##### Supplied data
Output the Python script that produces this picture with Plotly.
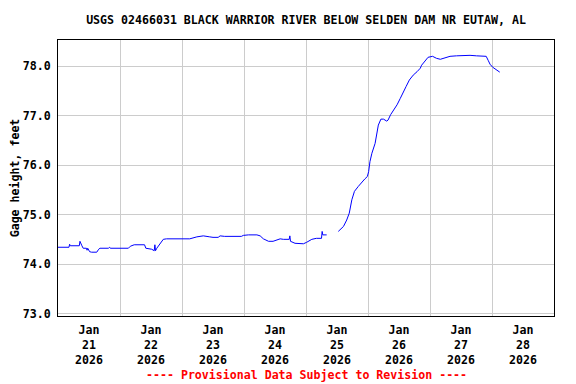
import plotly.graph_objects as go

# ---- data ----
times = [
    "2026-01-21 00:00", "2026-01-21 04:15", "2026-01-21 04:30", "2026-01-21 04:45",
    "2026-01-21 08:15", "2026-01-21 08:30", "2026-01-21 09:15", "2026-01-21 09:45",
    "2026-01-21 11:00", "2026-01-21 11:15", "2026-01-21 11:30", "2026-01-21 12:15",
    "2026-01-21 13:00", "2026-01-21 15:00", "2026-01-21 15:45", "2026-01-21 16:15",
    "2026-01-21 19:30", "2026-01-21 20:00", "2026-01-21 20:15", "2026-01-22 03:15",
    "2026-01-22 04:00", "2026-01-22 05:30", "2026-01-22 09:30", "2026-01-22 10:00",
    "2026-01-22 12:15", "2026-01-22 13:00", "2026-01-22 13:15", "2026-01-22 13:30",
    "2026-01-22 13:45", "2026-01-22 14:15", "2026-01-22 15:30", "2026-01-22 16:45",
    "2026-01-22 18:00", "2026-01-22 23:15", "2026-01-23 00:30", "2026-01-23 03:00",
    "2026-01-23 05:45", "2026-01-23 08:15", "2026-01-23 10:45", "2026-01-23 12:00",
    "2026-01-23 14:00", "2026-01-23 14:45", "2026-01-23 16:30", "2026-01-23 18:30",
    "2026-01-23 23:00", "2026-01-23 23:45", "2026-01-24 01:45", "2026-01-24 05:00",
    "2026-01-24 06:15", "2026-01-24 07:30", "2026-01-24 09:30", "2026-01-24 11:15",
    "2026-01-24 12:30", "2026-01-24 14:00", "2026-01-24 15:15", "2026-01-24 17:15",
    "2026-01-24 17:30", "2026-01-24 17:45", "2026-01-24 18:00", "2026-01-24 19:45",
    "2026-01-24 23:00", "2026-01-25 00:15", "2026-01-25 02:15", "2026-01-25 04:00",
    "2026-01-25 05:30", "2026-01-25 06:00", "2026-01-25 06:15", "2026-01-25 06:30",
    "2026-01-25 08:00",
    "2026-01-25 10:00",
    "2026-01-25 12:30", "2026-01-25 14:30", "2026-01-25 15:45", "2026-01-25 16:45",
    "2026-01-25 17:45", "2026-01-25 18:45", "2026-01-25 20:15", "2026-01-25 21:30",
    "2026-01-25 22:45", "2026-01-25 23:45", "2026-01-26 00:15", "2026-01-26 00:45",
    "2026-01-26 01:30", "2026-01-26 02:45", "2026-01-26 03:15", "2026-01-26 04:00",
    "2026-01-26 05:00", "2026-01-26 06:00", "2026-01-26 07:15", "2026-01-26 07:45",
    "2026-01-26 08:45", "2026-01-26 10:00", "2026-01-26 11:15", "2026-01-26 12:30",
    "2026-01-26 13:30", "2026-01-26 14:45", "2026-01-26 16:00", "2026-01-26 17:30",
    "2026-01-26 19:00", "2026-01-26 20:15", "2026-01-26 20:45", "2026-01-26 22:00",
    "2026-01-26 23:15", "2026-01-27 01:00", "2026-01-27 02:30", "2026-01-27 04:00",
    "2026-01-27 05:30", "2026-01-27 06:30", "2026-01-27 07:45", "2026-01-27 10:15",
    "2026-01-27 13:00", "2026-01-27 15:30", "2026-01-27 18:00", "2026-01-27 20:30",
    "2026-01-27 21:45", "2026-01-27 22:30", "2026-01-27 23:15", "2026-01-28 00:15",
    "2026-01-28 01:30", "2026-01-28 03:00",
]
gage_height = [
    74.34, 74.34, 74.40, 74.37,
    74.37, 74.46, 74.37, 74.32,
    74.32, 74.28, 74.32, 74.25,
    74.24, 74.24, 74.30, 74.32,
    74.32, 74.34, 74.32, 74.32,
    74.36, 74.39, 74.39, 74.32,
    74.30, 74.27, 74.27, 74.39,
    74.27, 74.32, 74.41, 74.50,
    74.51, 74.51, 74.50, 74.51,
    74.55, 74.57, 74.55, 74.54,
    74.54, 74.57, 74.56, 74.56,
    74.56, 74.58, 74.59, 74.59,
    74.57, 74.51, 74.46, 74.46,
    74.49, 74.51, 74.50, 74.50,
    74.50, 74.57, 74.46, 74.42,
    74.41, 74.44, 74.50, 74.52,
    74.52, 74.52, 74.66, 74.59,
    74.59,
    None,
    74.66, 74.76, 74.89, 75.03,
    75.30, 75.47, 75.57, 75.65,
    75.72, 75.77, 75.87, 76.07,
    76.24, 76.44, 76.61, 76.81,
    76.93, 76.93, 76.89, 76.91,
    77.02, 77.12, 77.22, 77.35,
    77.47, 77.59, 77.72, 77.82,
    77.89, 77.96, 78.02, 78.11,
    78.18, 78.20, 78.16, 78.14,
    78.16, 78.17, 78.20, 78.21,
    78.22, 78.22, 78.21, 78.21,
    78.20, 78.12, 78.04, 77.98,
    77.94, 77.88,
]

day_ticks = ["2026-01-21 12:00", "2026-01-22 12:00", "2026-01-23 12:00", "2026-01-24 12:00",
             "2026-01-25 12:00", "2026-01-26 12:00", "2026-01-27 12:00", "2026-01-28 12:00"]
day_labels = ["Jan<br>21<br>2026", "Jan<br>22<br>2026", "Jan<br>23<br>2026", "Jan<br>24<br>2026",
              "Jan<br>25<br>2026", "Jan<br>26<br>2026", "Jan<br>27<br>2026", "Jan<br>28<br>2026"]
y_ticks = [73.0, 74.0, 75.0, 76.0, 77.0, 78.0]
y_labels = ["73.0", "74.0", "75.0", "76.0", "77.0", "78.0"]

title_text = "USGS 02466031 BLACK WARRIOR RIVER BELOW SELDEN DAM NR EUTAW, AL"
y_title = "Gage height, feet"
footer = "---- Provisional Data Subject to Revision ----"

FONT = "DejaVu Sans Mono"
FS = 11.6
GRID = "#cccccc"
# the page body adds an 8px offset; the figure is sized to fit the window
W, H = 568, 376

fig = go.Figure()
fig.add_trace(go.Scatter(x=times, y=gage_height, mode="lines",
                         line=dict(color="#0000ff", width=1), connectgaps=False,
                         hoverinfo="skip"))

fig.update_layout(
    width=W, height=H,
    margin=dict(l=50, r=22, t=32, b=68),
    paper_bgcolor="white", plot_bgcolor="white",
    showlegend=False,
    font=dict(family=FONT, size=FS, color="black", weight="bold"),
    title=dict(text=title_text, x=0.5, xref="paper", xanchor="center",
               y=1 - 11.5 / H, yref="container", yanchor="middle",
               font=dict(family=FONT, size=FS, color="black", weight="bold")),
)

fig.update_xaxes(
    type="date",
    range=["2026-01-21 00:00", "2026-01-29 00:00"],
    tickmode="array", tickvals=day_ticks, ticktext=day_labels,
    showgrid=False, ticks="", ticklabelstandoff=3,
    minor=dict(tick0="2026-01-21 00:00", dtick=86400000, showgrid=True,
               gridcolor=GRID, gridwidth=1, ticks=""),
    showline=True, linecolor="black", linewidth=1, mirror=True,
    zeroline=False, automargin=False,
    tickfont=dict(family=FONT, size=FS, color="black", weight="bold"),
)

fig.update_yaxes(
    range=[72.95, 78.53],
    tickmode="array", tickvals=y_ticks, ticktext=y_labels,
    showgrid=True, gridcolor=GRID, gridwidth=1, ticks="",
    ticklabelstandoff=4,
    showline=True, linecolor="black", linewidth=1, mirror=True,
    zeroline=False, automargin=False,
    title=dict(text=y_title, standoff=1,
               font=dict(family=FONT, size=FS, color="black", weight="bold")),
    tickfont=dict(family=FONT, size=FS, color="black", weight="bold"),
)

fig.add_annotation(text=footer, xref="paper", yref="paper", x=0.5, y=-59 / 276,
                   xanchor="center", yanchor="middle", showarrow=False,
                   font=dict(family=FONT, size=FS, color="red", weight="bold"))

fig.write_html("out.html")
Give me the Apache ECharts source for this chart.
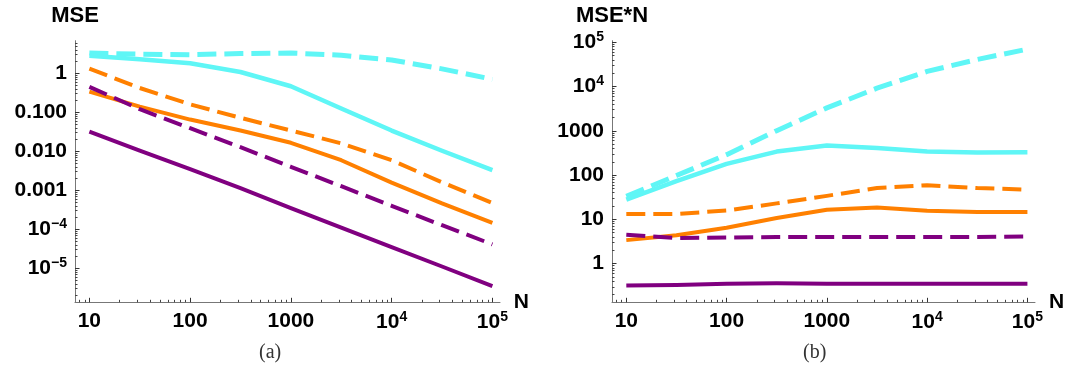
##########
◆ Instructions to follow: Reproduce, word for word, every line from the start of the records down to and including the line with "import plotly.graph_objects as go"; skip the pictures.

◆ Answer to the problem:
Output the Python script that produces this picture with Plotly.
import plotly.graph_objects as go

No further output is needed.